We recently announced a new CEO and we have made some incredible hires from across the Street over the last year. Clear Street aims to hire the best and brightest who have built businesses in their prior lives or those who have been successful despite working at a place with antiquated technology, onboarding challenges, highly stringent risk and credit policies and new business funding and resource challenges. While a lot has changed in our industry, some things still remain the same. At Clear Street, the customer comes first always. We must service them with quick and accurate responses, flexible cut-off times, precise onboarding, timely risk and credit analysis, and a positive overall experience. We listen to our clients and give them the solutions they need to run their business.

How has the firms work for the traditional retail investor changed?

We have seen the demand for services increase from the more traditional retail investors as they become more sophisticated. Data, costs and trading accessibility, have all become cheaper and easier for a crowd that was disadvantaged for a long time. Not only are we seeing sophisticated trading strategies create more needs for asset managers under US$500 million, but our Clear Street Active Trading clients (formerly CenterPoint securities) and broker-dealer clearing partners increasingly benefit from the services traditional prime brokerage clients have requested for some time. There is a need for a long list of solutions such as 24 hour trading for both locates and cash execution trading, fully paid lending, repo trading, increases in asset classes, cross-product margining, clearing in local currencies and a Follow the Sun coverage model. All of this lines up well for Clear Street as we continue to position ourselves and grow in this space.

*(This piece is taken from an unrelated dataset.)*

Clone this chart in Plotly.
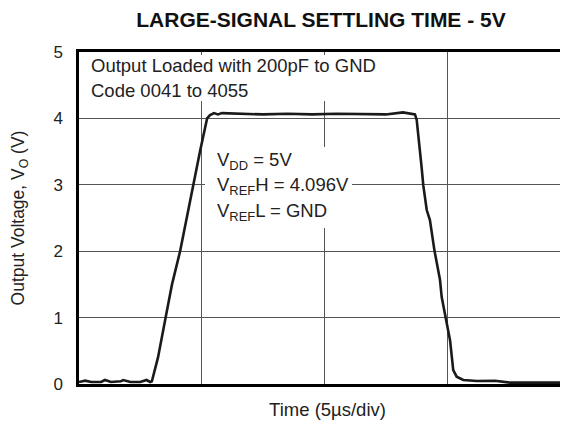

Can you leave us with your parting thoughts about the future of securities lending?

I remain very bullish for equity finance revenues across all asset classes and regions. I am very excited about the entry of new players to the space and expect the incumbents to become more efficient managing their books. In-house technology budgets should grow but the la carte choice of outstanding vendors should continue to grow as many of these firms complement what is being built in-house. Upcoming regulations should also increase the overall transparency in our market.

Our market continues to evolve and become more efficient, which should not only bode well for 2025 but for many years to come. As international investors continue looking to the US markets, assets and opportunities to optimise these assets should grow as well. Lastly, I am a firm believer that the growth in technology, especially with all the prospects of AI, still will not replace the human element of our business. I have always valued the relationships that I have built over the years and that will never change.